Here, Shawn is referring to the 20-Second Rule. The 20-Second Rule is the idea, that, for habits you are trying to develop, it should take you less than 20 seconds to get started on the activity (i.e. less activation energy). On the flipside, the 20-Second Rule can also be used in reverse. For bad habits you are looking to break, it should take you more than 20 seconds to get started on the activity (i.e. more activation energy).

Taking the batteries out of the TV remote and putting them in another room might sound ridiculous, but if you are looking to cut back on TV watching, try it out. I'd be shocked if your TV watching didn't go down (provided every time you take the batteries out every time you are done watching). 

Let me be clear, not all bad habits are easy to break, and developing good habits still does take effort, even if you minimize the effort it takes. However, applying the 20-Second Rule where possible can change your life. At a minimum, try it out.

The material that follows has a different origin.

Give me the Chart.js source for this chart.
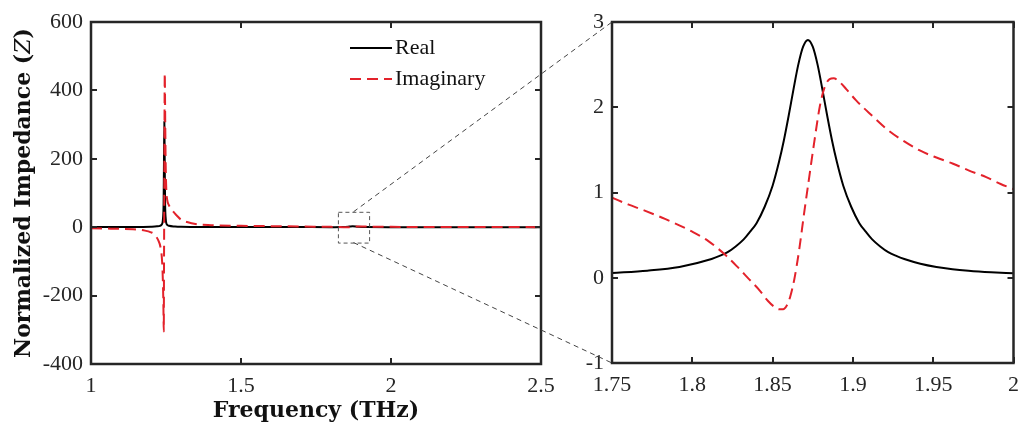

If you want to read more, put a book on your couch or pillow.

If you want to eat healthier, hide (or don't buy junk food) and make nutritious food easy to access.

If you want to cook more, make sure you have the necessary ingredients at home.

If you want to save or invest more, automate it.

If you want to spend less, stay out of your favorite stores and be careful with Amazon's 1-Click ordering (they knew what they were doing when they created it). 

If you want to work out more, sleep in your gym clothes.

I hope 2017 is the year where more and more people accomplish more and more of their goals. Try out the 20-Second Rule and if you fail at first, keep trying. Failure is a natural outcome on the path to growth.

Since I’ve already used two Shawn Achor quotes from “The Happiness Advantage”, why not leave you with one more gem:

“Lower the activation energy for habits you want to adopt, and raise it for habits you want to avoid. The more we can lower or even eliminate the activation energy for our desired actions, the more we enhance our ability to jump-start positive change.”